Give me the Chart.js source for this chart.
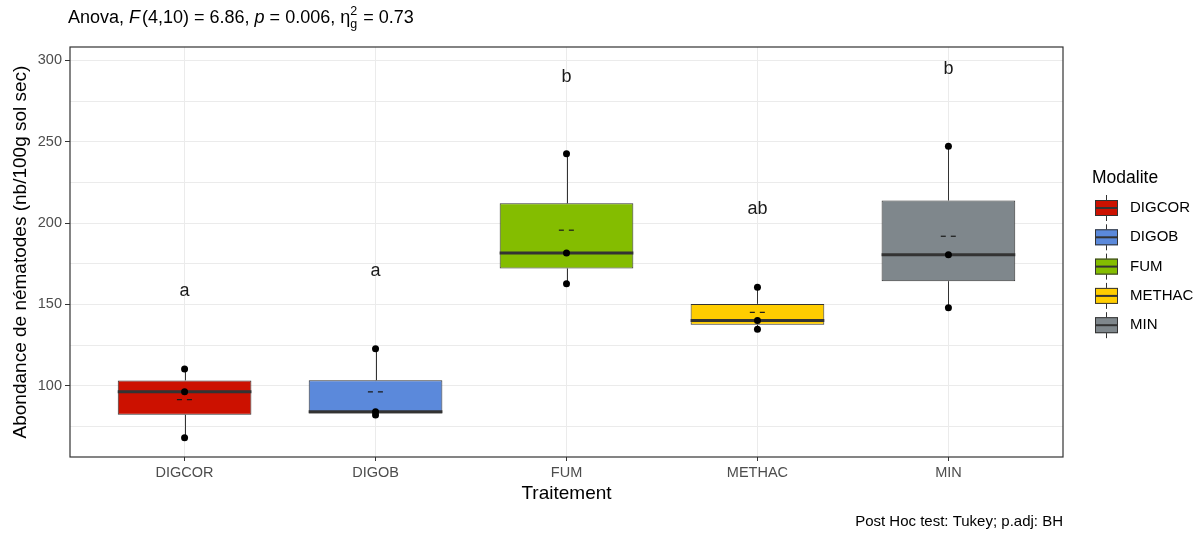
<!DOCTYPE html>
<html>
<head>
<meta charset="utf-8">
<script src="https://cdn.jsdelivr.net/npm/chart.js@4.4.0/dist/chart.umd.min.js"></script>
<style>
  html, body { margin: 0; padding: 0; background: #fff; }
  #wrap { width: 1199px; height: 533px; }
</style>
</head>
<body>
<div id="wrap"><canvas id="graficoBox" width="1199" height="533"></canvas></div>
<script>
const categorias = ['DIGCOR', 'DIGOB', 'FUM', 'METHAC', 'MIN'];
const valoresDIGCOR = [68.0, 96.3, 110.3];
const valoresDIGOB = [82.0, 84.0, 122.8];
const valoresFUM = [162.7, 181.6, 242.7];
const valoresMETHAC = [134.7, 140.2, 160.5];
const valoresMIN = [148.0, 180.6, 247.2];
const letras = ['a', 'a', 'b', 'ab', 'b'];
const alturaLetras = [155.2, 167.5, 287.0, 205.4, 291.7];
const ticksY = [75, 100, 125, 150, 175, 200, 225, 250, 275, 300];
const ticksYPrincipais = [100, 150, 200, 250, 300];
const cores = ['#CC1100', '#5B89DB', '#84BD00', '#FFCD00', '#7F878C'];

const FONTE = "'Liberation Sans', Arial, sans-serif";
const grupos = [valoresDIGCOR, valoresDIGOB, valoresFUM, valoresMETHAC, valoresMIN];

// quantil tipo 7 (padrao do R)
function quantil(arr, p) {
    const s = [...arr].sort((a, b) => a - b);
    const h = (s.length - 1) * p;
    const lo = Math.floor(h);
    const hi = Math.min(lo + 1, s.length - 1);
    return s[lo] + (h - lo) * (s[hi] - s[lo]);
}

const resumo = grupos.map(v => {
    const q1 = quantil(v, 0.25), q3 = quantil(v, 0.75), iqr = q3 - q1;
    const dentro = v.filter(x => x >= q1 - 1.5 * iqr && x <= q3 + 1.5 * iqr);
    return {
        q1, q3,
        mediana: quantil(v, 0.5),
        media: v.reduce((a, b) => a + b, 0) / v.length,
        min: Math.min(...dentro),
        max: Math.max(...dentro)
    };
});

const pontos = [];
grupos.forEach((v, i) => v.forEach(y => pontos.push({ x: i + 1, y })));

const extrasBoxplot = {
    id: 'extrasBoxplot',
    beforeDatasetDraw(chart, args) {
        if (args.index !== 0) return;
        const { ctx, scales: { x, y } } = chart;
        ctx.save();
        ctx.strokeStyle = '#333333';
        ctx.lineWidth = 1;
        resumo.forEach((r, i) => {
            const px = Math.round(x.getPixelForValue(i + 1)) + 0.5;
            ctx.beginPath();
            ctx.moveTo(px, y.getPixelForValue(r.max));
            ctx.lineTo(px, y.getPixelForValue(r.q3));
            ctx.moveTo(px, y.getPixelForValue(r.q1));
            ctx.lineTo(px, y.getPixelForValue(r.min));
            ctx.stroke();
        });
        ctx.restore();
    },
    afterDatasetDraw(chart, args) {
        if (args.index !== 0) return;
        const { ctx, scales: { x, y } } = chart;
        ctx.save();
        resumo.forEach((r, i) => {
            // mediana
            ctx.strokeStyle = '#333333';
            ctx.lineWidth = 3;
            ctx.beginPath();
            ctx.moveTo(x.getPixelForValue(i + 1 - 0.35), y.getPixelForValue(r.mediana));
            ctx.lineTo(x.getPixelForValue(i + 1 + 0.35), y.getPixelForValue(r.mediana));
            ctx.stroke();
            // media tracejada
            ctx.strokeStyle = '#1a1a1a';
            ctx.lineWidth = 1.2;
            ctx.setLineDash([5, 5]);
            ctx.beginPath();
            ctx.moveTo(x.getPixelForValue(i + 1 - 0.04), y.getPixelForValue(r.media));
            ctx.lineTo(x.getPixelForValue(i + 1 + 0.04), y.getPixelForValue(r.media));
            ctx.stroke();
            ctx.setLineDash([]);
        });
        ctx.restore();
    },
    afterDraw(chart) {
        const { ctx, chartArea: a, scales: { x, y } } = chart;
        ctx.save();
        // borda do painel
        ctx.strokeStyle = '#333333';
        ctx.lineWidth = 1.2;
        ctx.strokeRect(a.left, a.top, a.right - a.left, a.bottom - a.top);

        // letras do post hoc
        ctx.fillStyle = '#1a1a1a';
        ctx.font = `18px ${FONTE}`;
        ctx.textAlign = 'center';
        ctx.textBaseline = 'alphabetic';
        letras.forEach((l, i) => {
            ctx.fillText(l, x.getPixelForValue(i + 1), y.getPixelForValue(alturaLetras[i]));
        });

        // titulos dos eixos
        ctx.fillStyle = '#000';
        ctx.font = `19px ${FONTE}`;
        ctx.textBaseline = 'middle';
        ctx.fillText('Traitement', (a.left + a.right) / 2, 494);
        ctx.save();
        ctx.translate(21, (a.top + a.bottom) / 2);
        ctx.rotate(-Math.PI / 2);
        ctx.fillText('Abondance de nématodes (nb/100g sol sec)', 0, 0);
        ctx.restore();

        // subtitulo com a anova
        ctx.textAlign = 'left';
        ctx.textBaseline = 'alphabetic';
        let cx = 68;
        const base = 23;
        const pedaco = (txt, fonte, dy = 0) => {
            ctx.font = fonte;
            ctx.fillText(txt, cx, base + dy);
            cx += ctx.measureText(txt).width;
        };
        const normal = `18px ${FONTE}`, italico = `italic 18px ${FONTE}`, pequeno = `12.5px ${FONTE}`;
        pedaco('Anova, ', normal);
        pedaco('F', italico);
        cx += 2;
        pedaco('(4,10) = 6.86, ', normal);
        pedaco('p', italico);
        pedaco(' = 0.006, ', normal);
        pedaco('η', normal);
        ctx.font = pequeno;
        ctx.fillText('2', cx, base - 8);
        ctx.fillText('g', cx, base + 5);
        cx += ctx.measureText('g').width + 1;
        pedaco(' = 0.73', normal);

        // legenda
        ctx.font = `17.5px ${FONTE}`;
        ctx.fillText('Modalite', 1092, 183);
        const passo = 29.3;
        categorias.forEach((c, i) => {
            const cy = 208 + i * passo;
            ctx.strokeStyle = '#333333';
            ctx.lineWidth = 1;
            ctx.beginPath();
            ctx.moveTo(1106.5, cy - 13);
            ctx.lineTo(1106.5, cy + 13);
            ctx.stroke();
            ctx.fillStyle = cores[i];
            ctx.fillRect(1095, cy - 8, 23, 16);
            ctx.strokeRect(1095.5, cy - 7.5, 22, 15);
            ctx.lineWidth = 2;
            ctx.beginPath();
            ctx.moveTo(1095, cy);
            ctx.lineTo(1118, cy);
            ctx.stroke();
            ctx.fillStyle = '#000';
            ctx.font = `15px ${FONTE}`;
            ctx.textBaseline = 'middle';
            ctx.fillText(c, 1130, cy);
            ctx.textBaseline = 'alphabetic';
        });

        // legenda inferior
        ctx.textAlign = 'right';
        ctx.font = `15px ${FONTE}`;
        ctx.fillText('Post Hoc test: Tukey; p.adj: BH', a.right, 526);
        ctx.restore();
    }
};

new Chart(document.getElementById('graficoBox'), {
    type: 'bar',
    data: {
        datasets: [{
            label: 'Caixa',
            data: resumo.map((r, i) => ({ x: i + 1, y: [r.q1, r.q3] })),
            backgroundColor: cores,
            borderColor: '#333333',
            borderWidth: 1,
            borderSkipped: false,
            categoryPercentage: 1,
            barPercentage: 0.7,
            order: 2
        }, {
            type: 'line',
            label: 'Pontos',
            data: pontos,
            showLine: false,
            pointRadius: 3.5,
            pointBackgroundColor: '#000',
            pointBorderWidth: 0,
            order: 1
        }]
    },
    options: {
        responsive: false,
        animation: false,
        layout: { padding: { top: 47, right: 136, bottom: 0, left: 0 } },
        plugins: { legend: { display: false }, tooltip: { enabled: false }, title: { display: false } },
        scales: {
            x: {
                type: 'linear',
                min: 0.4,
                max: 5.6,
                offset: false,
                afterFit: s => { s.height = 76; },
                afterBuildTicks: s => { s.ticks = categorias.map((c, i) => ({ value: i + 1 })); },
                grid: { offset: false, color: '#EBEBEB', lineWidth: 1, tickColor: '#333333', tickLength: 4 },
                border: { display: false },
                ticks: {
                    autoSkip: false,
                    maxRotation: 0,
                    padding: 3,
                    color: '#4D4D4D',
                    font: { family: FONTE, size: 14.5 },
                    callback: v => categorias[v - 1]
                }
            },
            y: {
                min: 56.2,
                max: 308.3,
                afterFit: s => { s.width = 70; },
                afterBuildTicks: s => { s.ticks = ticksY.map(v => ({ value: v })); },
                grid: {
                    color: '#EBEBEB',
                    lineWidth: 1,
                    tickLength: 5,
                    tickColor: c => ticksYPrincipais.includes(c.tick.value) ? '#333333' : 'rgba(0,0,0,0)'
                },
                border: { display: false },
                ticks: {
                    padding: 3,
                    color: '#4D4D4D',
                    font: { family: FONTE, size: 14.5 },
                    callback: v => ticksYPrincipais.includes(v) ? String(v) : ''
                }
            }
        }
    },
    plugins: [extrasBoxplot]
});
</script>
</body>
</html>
=======
- EXERCISE GOAL
Up to and including the line with "grupos.forEach((v, i) =>", copy the data above from its first line. Skip pictures.

- FULL OUTPUT
Give me the Chart.js source for this chart.
<!DOCTYPE html>
<html>
<head>
<meta charset="utf-8">
<script src="https://cdn.jsdelivr.net/npm/chart.js@4.4.0/dist/chart.umd.min.js"></script>
<style>
  html, body { margin: 0; padding: 0; background: #fff; }
  #wrap { width: 1199px; height: 533px; }
</style>
</head>
<body>
<div id="wrap"><canvas id="graficoBox" width="1199" height="533"></canvas></div>
<script>
const categorias = ['DIGCOR', 'DIGOB', 'FUM', 'METHAC', 'MIN'];
const valoresDIGCOR = [68.0, 96.3, 110.3];
const valoresDIGOB = [82.0, 84.0, 122.8];
const valoresFUM = [162.7, 181.6, 242.7];
const valoresMETHAC = [134.7, 140.2, 160.5];
const valoresMIN = [148.0, 180.6, 247.2];
const letras = ['a', 'a', 'b', 'ab', 'b'];
const alturaLetras = [155.2, 167.5, 287.0, 205.4, 291.7];
const ticksY = [75, 100, 125, 150, 175, 200, 225, 250, 275, 300];
const ticksYPrincipais = [100, 150, 200, 250, 300];
const cores = ['#CC1100', '#5B89DB', '#84BD00', '#FFCD00', '#7F878C'];

const FONTE = "'Liberation Sans', Arial, sans-serif";
const grupos = [valoresDIGCOR, valoresDIGOB, valoresFUM, valoresMETHAC, valoresMIN];

// quantil tipo 7 (padrao do R)
function quantil(arr, p) {
    const s = [...arr].sort((a, b) => a - b);
    const h = (s.length - 1) * p;
    const lo = Math.floor(h);
    const hi = Math.min(lo + 1, s.length - 1);
    return s[lo] + (h - lo) * (s[hi] - s[lo]);
}

const resumo = grupos.map(v => {
    const q1 = quantil(v, 0.25), q3 = quantil(v, 0.75), iqr = q3 - q1;
    const dentro = v.filter(x => x >= q1 - 1.5 * iqr && x <= q3 + 1.5 * iqr);
    return {
        q1, q3,
        mediana: quantil(v, 0.5),
        media: v.reduce((a, b) => a + b, 0) / v.length,
        min: Math.min(...dentro),
        max: Math.max(...dentro)
    };
});

const pontos = [];
grupos.forEach((v, i) => v.forEach(y => pontos.push({ x: i + 1, y })));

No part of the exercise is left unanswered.